| Supplied information |
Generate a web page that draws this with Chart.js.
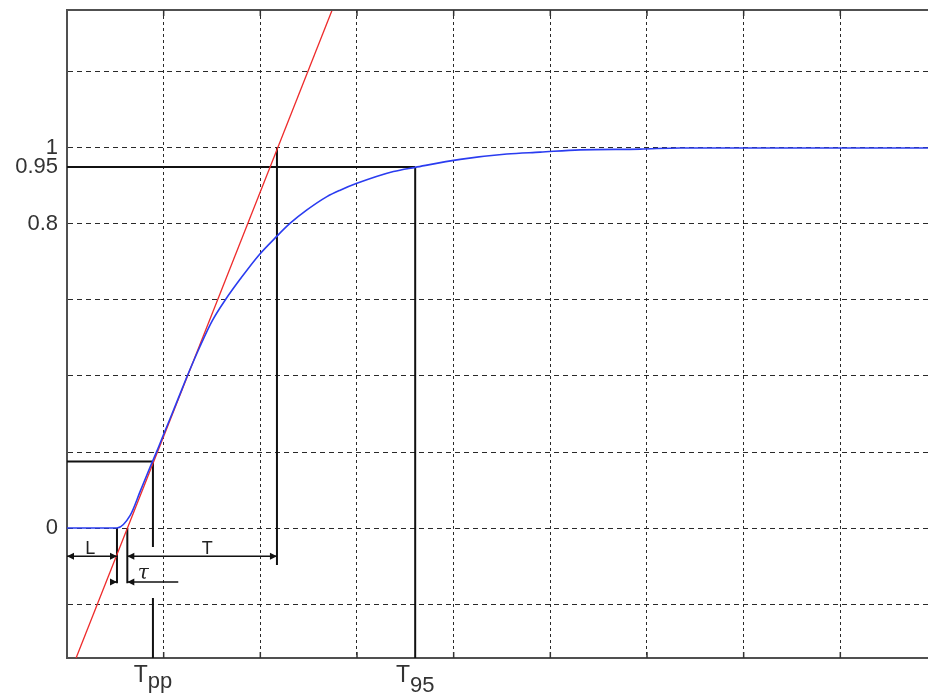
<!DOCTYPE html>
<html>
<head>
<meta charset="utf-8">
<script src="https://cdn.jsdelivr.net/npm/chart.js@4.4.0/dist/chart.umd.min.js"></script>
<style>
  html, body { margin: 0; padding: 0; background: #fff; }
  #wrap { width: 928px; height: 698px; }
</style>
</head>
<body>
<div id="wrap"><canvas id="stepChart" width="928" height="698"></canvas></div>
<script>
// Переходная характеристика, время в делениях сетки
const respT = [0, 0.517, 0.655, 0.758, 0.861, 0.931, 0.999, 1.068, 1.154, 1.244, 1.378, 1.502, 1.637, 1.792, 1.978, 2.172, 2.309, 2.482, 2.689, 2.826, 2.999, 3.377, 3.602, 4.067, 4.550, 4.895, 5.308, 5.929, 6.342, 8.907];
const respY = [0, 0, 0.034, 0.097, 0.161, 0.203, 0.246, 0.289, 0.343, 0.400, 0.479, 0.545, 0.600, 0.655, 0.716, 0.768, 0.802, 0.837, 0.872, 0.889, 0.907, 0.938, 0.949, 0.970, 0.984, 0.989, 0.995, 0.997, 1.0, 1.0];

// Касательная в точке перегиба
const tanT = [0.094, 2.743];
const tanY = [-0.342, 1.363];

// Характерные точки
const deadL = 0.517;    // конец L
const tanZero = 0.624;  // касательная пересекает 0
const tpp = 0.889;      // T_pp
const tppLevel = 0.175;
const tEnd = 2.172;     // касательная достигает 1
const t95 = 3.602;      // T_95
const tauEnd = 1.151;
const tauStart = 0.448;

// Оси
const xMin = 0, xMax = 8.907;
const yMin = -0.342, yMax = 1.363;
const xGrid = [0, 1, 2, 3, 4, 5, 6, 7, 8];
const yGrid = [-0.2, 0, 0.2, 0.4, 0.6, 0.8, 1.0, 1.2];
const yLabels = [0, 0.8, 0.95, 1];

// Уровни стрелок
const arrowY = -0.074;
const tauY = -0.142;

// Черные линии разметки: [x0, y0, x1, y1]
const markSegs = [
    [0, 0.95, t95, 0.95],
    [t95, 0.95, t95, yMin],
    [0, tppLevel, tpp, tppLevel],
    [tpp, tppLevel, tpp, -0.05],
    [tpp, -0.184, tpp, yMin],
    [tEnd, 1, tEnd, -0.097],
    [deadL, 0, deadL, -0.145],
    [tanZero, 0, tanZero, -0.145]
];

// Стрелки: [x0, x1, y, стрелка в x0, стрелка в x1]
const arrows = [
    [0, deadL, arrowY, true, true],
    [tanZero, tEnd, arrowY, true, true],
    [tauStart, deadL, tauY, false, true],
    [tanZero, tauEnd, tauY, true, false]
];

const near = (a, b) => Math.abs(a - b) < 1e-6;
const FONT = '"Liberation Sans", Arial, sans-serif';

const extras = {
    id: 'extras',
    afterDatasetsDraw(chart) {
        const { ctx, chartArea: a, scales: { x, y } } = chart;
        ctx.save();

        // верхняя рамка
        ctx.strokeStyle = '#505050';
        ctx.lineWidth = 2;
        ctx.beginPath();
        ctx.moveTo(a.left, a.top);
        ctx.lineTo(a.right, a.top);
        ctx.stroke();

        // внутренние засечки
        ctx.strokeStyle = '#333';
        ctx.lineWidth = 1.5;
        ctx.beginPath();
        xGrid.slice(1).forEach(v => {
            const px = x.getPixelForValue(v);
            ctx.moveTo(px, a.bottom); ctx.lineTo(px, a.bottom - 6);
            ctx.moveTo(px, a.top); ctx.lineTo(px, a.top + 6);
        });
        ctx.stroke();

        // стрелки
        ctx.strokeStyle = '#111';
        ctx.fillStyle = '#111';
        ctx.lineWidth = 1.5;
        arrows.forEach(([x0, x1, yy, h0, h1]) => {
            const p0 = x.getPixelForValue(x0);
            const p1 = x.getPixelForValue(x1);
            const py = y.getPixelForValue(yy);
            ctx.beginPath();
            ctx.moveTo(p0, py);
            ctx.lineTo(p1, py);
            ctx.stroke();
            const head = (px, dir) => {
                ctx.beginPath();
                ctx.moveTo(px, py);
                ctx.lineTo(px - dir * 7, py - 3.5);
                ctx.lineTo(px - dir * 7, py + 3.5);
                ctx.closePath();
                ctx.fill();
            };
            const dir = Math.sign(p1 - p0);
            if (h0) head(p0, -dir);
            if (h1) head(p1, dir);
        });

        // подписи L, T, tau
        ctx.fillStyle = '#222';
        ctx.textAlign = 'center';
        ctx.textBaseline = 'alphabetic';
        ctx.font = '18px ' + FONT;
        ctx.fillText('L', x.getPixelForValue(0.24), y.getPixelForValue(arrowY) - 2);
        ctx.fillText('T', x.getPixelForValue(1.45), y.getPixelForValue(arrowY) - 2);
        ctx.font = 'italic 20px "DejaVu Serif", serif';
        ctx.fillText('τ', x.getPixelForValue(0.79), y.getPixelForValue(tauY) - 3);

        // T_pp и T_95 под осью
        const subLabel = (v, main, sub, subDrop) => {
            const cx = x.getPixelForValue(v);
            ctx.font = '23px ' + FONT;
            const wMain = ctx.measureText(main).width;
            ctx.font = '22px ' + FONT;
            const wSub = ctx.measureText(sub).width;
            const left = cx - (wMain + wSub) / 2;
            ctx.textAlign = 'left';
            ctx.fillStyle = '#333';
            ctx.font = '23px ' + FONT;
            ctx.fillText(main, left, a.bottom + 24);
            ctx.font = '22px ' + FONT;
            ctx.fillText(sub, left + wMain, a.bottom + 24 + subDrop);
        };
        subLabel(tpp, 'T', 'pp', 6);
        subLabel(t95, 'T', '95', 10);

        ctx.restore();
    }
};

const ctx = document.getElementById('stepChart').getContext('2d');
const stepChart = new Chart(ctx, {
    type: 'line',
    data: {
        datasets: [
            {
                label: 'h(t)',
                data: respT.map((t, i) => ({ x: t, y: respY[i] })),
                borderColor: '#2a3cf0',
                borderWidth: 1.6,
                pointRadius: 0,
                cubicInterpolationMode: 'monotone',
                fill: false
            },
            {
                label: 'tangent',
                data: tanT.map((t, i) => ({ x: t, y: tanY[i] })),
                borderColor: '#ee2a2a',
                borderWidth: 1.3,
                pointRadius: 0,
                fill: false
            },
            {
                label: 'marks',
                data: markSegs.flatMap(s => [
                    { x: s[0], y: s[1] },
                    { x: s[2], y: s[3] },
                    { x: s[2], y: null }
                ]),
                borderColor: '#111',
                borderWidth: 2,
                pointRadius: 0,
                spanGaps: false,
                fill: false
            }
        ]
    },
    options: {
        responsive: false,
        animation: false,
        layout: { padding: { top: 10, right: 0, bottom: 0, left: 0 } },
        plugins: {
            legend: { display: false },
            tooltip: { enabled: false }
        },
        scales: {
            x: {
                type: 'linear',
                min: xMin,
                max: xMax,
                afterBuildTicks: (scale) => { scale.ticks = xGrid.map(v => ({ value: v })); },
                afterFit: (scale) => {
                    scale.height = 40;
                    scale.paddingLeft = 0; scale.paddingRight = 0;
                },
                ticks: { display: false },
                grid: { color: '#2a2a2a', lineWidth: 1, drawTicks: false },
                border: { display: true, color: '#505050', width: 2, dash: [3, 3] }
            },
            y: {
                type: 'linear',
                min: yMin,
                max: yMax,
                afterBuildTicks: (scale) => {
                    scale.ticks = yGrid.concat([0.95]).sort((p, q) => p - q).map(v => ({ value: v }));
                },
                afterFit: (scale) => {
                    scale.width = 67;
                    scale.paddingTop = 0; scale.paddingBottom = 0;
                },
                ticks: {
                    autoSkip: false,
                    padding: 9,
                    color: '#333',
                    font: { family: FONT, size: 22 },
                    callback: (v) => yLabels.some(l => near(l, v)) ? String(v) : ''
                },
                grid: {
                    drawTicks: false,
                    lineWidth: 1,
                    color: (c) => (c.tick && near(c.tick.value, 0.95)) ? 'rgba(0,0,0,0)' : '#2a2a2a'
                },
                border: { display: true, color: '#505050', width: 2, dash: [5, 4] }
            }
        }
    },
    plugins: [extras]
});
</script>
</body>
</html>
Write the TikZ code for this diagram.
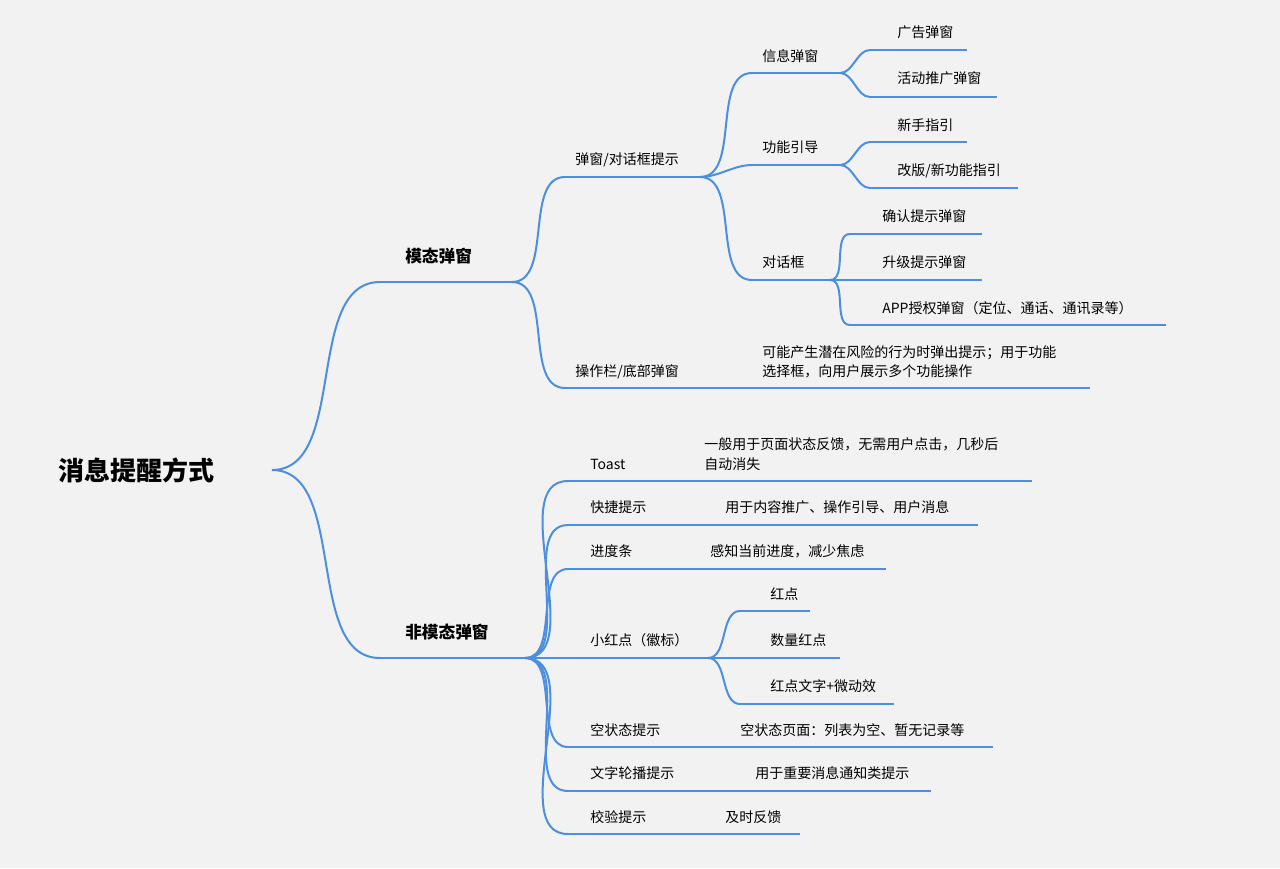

| Task instructions |
Retype the records above word for word, from their first line through the line containing "const tauY = -0.142;", and leave out every picture.

| Completed task |
Generate a web page that draws this with Chart.js.
<!DOCTYPE html>
<html>
<head>
<meta charset="utf-8">
<script src="https://cdn.jsdelivr.net/npm/chart.js@4.4.0/dist/chart.umd.min.js"></script>
<style>
  html, body { margin: 0; padding: 0; background: #fff; }
  #wrap { width: 928px; height: 698px; }
</style>
</head>
<body>
<div id="wrap"><canvas id="stepChart" width="928" height="698"></canvas></div>
<script>
// Переходная характеристика, время в делениях сетки
const respT = [0, 0.517, 0.655, 0.758, 0.861, 0.931, 0.999, 1.068, 1.154, 1.244, 1.378, 1.502, 1.637, 1.792, 1.978, 2.172, 2.309, 2.482, 2.689, 2.826, 2.999, 3.377, 3.602, 4.067, 4.550, 4.895, 5.308, 5.929, 6.342, 8.907];
const respY = [0, 0, 0.034, 0.097, 0.161, 0.203, 0.246, 0.289, 0.343, 0.400, 0.479, 0.545, 0.600, 0.655, 0.716, 0.768, 0.802, 0.837, 0.872, 0.889, 0.907, 0.938, 0.949, 0.970, 0.984, 0.989, 0.995, 0.997, 1.0, 1.0];

// Касательная в точке перегиба
const tanT = [0.094, 2.743];
const tanY = [-0.342, 1.363];

// Характерные точки
const deadL = 0.517;    // конец L
const tanZero = 0.624;  // касательная пересекает 0
const tpp = 0.889;      // T_pp
const tppLevel = 0.175;
const tEnd = 2.172;     // касательная достигает 1
const t95 = 3.602;      // T_95
const tauEnd = 1.151;
const tauStart = 0.448;

// Оси
const xMin = 0, xMax = 8.907;
const yMin = -0.342, yMax = 1.363;
const xGrid = [0, 1, 2, 3, 4, 5, 6, 7, 8];
const yGrid = [-0.2, 0, 0.2, 0.4, 0.6, 0.8, 1.0, 1.2];
const yLabels = [0, 0.8, 0.95, 1];

// Уровни стрелок
const arrowY = -0.074;
const tauY = -0.142;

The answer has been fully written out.